What I found particularly interesting here was the female characters. They’re . . . not great by modern standards, but they’re significantly better than I expected them to be? I particularly noted, and enjoyed, the multiple instances where a male character gets the hots for a female one, pursues her in a kind of rapey way, and then gets straight-up murdered by or at least via the actions of his ostensible target. So their behavior, while not great, is also clearly not rewarded. (Really, almost nobody here is a good person. But there’s plenty of room for me to at least imagine some good interiority and agency for most of the women.)

Where Dreams Descend, Janella Angeles, narr. Imani Jade Powers and Steve West. I didn’t finish this one, but it’s not a DNF in the sense the internet tends to use that term; I would have gone to the end if I hadn’t been forced to return the audiobook to the library. However, I don’t think I care quite enough to check it out again later. Since I got more than three-quarters of the way through, though, I decided to go ahead and include it in this post. (Most of the time, the books I don’t finish get dropped very early on, and I don’t blog about those.)

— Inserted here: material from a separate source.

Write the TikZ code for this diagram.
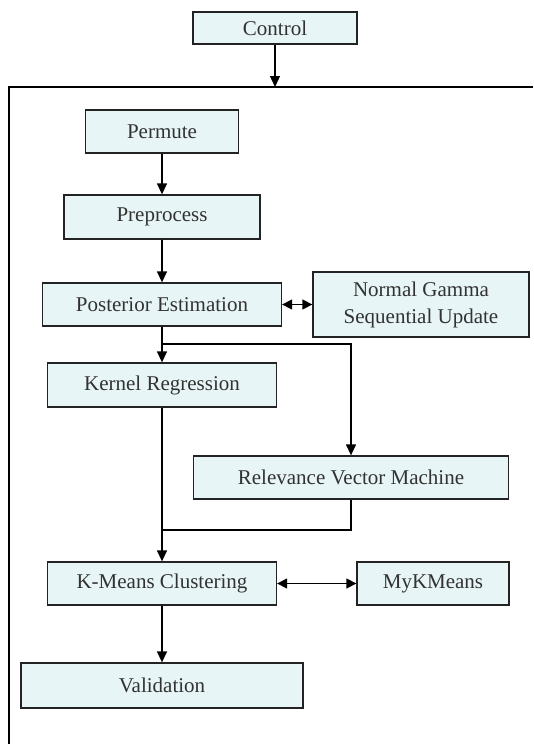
\documentclass[tikz,border=0pt]{standalone}
\usepackage{fontspec}
\setmainfont{Liberation Serif}
\usetikzlibrary{arrows.meta}
\definecolor{boxfill}{RGB}{231,245,246}
\definecolor{boxline}{RGB}{35,35,35}
\definecolor{txt}{RGB}{50,50,50}
\begin{document}
\begin{tikzpicture}[x=1pt,y=-1pt,
  box/.style={draw=boxline,fill=boxfill,line width=1.3pt,inner sep=0pt,
    text=txt,font=\fontsize{21}{27}\selectfont,align=center},
  conn/.style={line width=1.3pt,draw=black},
  arr/.style={conn,-{Triangle[length=11pt,width=10pt]}},
  darr/.style={conn,{Triangle[length=10pt,width=10pt]}-{Triangle[length=10pt,width=10pt]}}]
\useasboundingbox (0,0) rectangle (533,744);
% frame (top and left sides only)
\draw[conn] (533,87) -- (9,87) -- (9,744);
\coordinate (ftop) at (275,87);
% nodes
\node[box,minimum width=164pt,minimum height=32pt] (control) at (275,28) {Control};
\node[box,minimum width=153pt,minimum height=43pt] (permute) at (162,131.5) {Permute};
\node[box,minimum width=196pt,minimum height=44pt] (prep) at (162,217) {Preprocess};
\node[box,minimum width=239pt,minimum height=43pt] (post) at (162,304.5) {Posterior Estimation};
\node[box,minimum width=216pt,minimum height=65pt] (ng) at (421,304.5) {Normal Gamma\\Sequential Update};
\node[box,minimum width=229pt,minimum height=44pt] (kern) at (162,385) {Kernel Regression};
\node[box,minimum width=315pt,minimum height=43pt] (rvm) at (351,477.5) {Relevance Vector Machine};
\node[box,minimum width=229pt,minimum height=43pt] (km) at (162,583.5) {K-Means Clustering};
\node[box,minimum width=152pt,minimum height=43pt] (mykm) at (433,583.5) {MyKMeans};
\node[box,minimum width=282pt,minimum height=45pt] (valid) at (162,685.5) {Validation};
% helper coordinates
\coordinate (split) at (162,344);
\coordinate (splitr) at (351,344);
\coordinate (joinr) at (351,530);
\coordinate (join) at (162,530);
% connectors
\draw[arr] (control) -- (ftop);
\draw[arr] (permute) -- (prep);
\draw[arr] (prep) -- (post);
\draw[darr] (post) -- (ng);
\draw[arr] (post) -- (kern);
\draw[arr] (split) -- (splitr) -- (rvm);
\draw[arr] (kern) -- (km);
\draw[conn] (rvm) -- (joinr) -- (join);
\draw[darr] (km) -- (mykm);
\draw[arr] (km) -- (valid);
\end{tikzpicture}
\end{document}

There was a lot of really intriguing material in this one. Unfortunately — and this is why I’m not going to check it out again — by the three-quarters mark, it was very clear that much of that material wasn’t really going to go anywhere until the second book of the duology. The maybe-curse on Glorian, the city’s history with its four founding houses, the possibility of secret magic there, Hellfire House and what it’s doing out in the forest, Demarco’s ostensible purpose in having come to Glorian (a purpose he seems to largely neglect), Jack’s true nature, the Conquering Circus, the sealing of the city gates, even whatever it is that’s vanishing or striking down Kallia’s competitors . . . all of that would flicker up periodically to remind me it was there, but in the meanwhile the book spent vastly more time and attention on the relationship between Kallia and Demarco, the intermittent appearances of Jack, and the playing-out of the competition, complete with a lot of instances of the judges being sexist asshats. None of which was badly done, I’d say — the competition managed to avoid the “Hunger Games clone” feel a lot of contest-focused YA novels give off, and right before my stopping point the book suddenly introduced the possibility that there’s an active conspiracy or curse against female magicians — but I got tired of waiting for all those other things to get the attention I felt they deserved. Even if they surge into prominence in the last quarter, rather than waiting for book two, it would feel like too little, too late. Which is a pity, because they did seem interesting! (If anybody has read this and/or its sequel, I am not averse to spoilers in the comments; I’d love to know what other people thought.)

The narration of the audiobook was good, though; Powers did an excellent job of differentiating the characters. West only narrates a few very brief sections about Jack, which were fine.